## [Work to do]
Start at the first line of the material below and retype each line through the one containing "from bokeh.resources import INLINE", exactly.

## [Data block]
┌────────

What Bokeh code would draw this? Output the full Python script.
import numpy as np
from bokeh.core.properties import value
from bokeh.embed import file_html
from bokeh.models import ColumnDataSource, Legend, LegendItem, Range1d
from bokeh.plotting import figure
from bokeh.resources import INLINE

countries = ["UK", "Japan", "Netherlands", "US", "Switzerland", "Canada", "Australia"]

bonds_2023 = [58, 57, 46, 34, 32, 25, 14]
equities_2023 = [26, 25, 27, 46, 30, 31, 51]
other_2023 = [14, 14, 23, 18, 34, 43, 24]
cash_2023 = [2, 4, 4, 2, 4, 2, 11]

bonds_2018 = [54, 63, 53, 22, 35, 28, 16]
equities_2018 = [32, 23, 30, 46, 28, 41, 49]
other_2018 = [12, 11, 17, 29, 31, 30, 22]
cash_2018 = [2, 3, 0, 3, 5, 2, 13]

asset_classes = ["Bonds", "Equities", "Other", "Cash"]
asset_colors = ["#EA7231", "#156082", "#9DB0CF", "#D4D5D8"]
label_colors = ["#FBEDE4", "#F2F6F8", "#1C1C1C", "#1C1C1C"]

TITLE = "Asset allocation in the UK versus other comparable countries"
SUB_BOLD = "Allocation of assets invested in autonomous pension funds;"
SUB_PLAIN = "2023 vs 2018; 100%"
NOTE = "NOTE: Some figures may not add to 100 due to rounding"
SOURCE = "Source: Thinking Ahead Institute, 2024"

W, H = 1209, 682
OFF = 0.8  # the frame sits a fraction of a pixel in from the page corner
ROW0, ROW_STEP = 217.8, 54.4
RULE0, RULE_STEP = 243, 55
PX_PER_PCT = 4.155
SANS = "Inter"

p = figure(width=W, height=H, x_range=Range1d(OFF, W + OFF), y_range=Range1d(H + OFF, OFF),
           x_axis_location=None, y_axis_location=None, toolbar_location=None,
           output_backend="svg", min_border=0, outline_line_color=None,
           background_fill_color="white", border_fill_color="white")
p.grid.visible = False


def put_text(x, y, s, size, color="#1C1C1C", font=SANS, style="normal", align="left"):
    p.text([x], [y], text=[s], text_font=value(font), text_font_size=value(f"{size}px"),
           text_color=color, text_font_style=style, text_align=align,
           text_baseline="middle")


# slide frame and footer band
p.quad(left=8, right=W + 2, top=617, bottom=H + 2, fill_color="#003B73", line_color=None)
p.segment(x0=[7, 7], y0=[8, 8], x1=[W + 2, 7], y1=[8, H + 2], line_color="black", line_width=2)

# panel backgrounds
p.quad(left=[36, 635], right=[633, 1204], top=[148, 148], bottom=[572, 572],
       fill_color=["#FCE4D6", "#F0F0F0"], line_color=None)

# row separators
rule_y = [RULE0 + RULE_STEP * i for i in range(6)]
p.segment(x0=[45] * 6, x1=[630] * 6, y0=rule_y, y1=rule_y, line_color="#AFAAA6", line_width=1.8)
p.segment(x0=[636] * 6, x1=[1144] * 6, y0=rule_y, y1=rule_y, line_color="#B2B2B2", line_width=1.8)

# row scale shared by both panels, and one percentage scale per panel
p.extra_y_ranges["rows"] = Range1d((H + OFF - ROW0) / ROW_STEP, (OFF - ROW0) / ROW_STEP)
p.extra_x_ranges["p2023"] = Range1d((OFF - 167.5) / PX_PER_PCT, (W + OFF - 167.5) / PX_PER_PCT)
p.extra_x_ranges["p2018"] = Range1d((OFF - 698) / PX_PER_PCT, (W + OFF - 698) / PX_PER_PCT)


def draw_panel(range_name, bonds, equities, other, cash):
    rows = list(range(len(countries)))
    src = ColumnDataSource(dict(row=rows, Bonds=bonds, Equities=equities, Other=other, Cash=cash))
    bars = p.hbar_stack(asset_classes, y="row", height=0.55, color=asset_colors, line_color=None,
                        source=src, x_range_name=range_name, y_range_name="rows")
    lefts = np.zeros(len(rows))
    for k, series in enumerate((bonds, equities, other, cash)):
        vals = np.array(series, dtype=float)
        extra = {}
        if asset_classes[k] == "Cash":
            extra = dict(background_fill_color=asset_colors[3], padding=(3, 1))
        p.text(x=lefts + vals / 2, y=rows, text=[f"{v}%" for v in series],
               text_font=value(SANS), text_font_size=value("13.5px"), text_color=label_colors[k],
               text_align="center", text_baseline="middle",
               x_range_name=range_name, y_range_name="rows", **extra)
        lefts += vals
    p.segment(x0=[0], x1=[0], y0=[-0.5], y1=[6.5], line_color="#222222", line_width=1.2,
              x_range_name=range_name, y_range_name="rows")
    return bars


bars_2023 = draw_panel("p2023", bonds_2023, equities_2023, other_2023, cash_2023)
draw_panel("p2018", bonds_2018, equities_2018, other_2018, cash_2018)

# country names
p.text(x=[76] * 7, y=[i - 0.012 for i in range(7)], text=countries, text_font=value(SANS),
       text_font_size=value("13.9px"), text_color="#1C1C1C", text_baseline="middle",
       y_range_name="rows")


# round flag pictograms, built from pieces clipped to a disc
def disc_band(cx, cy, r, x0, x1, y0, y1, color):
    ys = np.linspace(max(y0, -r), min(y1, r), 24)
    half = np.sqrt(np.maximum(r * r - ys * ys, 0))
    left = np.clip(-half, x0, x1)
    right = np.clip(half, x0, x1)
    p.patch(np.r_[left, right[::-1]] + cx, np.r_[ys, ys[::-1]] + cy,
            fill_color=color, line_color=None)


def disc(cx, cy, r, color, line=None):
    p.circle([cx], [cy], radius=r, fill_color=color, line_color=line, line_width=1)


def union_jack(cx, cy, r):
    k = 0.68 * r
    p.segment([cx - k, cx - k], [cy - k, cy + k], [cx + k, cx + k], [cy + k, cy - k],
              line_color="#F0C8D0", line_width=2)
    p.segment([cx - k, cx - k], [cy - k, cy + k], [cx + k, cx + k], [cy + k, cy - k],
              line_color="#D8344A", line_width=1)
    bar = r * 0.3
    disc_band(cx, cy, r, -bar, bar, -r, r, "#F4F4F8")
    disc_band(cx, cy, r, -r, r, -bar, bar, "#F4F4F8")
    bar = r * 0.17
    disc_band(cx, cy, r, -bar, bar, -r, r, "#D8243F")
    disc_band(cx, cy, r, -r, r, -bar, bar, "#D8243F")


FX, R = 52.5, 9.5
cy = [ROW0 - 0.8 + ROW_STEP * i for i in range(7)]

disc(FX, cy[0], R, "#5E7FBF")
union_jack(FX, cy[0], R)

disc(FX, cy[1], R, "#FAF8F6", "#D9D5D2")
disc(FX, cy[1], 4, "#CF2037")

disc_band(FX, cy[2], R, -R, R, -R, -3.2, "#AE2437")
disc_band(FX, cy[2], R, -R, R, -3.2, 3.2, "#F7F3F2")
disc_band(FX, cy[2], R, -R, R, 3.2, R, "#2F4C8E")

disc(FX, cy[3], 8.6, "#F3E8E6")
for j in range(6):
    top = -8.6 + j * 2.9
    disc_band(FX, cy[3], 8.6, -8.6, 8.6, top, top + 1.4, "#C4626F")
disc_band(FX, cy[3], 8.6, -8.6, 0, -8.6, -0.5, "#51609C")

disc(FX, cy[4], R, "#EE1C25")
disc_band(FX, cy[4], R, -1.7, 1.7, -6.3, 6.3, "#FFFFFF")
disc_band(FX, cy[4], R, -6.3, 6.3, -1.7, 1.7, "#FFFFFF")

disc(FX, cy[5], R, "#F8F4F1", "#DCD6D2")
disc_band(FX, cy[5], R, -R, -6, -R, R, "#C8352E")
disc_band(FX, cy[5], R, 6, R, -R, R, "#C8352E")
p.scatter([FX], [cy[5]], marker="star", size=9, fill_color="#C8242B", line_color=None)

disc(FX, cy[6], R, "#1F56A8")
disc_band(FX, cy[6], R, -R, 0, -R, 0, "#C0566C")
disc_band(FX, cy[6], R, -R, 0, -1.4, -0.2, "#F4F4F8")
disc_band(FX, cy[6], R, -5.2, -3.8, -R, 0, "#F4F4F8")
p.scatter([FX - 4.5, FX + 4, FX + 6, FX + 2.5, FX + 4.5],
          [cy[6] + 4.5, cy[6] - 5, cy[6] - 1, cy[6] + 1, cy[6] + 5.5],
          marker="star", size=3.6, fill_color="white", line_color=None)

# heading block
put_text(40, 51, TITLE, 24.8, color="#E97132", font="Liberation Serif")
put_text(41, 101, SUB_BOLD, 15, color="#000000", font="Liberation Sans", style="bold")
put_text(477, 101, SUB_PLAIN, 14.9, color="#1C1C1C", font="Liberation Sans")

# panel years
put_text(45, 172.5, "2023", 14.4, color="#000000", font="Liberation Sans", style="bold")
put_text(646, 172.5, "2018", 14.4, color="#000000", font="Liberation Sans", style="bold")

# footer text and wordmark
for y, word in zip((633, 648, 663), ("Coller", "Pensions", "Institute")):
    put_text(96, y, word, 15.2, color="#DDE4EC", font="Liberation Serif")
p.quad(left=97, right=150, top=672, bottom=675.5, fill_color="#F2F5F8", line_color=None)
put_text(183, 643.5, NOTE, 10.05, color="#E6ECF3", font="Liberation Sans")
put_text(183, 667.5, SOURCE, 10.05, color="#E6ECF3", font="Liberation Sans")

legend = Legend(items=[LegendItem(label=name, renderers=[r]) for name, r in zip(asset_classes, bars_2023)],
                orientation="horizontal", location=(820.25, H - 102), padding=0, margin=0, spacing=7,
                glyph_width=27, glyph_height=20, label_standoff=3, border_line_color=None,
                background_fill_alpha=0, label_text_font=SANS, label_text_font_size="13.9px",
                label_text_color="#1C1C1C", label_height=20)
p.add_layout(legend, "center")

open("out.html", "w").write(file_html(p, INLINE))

└────────

## [Solution for this exercise]
What Bokeh code would draw this? Output the full Python script.
import numpy as np
from bokeh.core.properties import value
from bokeh.embed import file_html
from bokeh.models import ColumnDataSource, Legend, LegendItem, Range1d
from bokeh.plotting import figure
from bokeh.resources import INLINE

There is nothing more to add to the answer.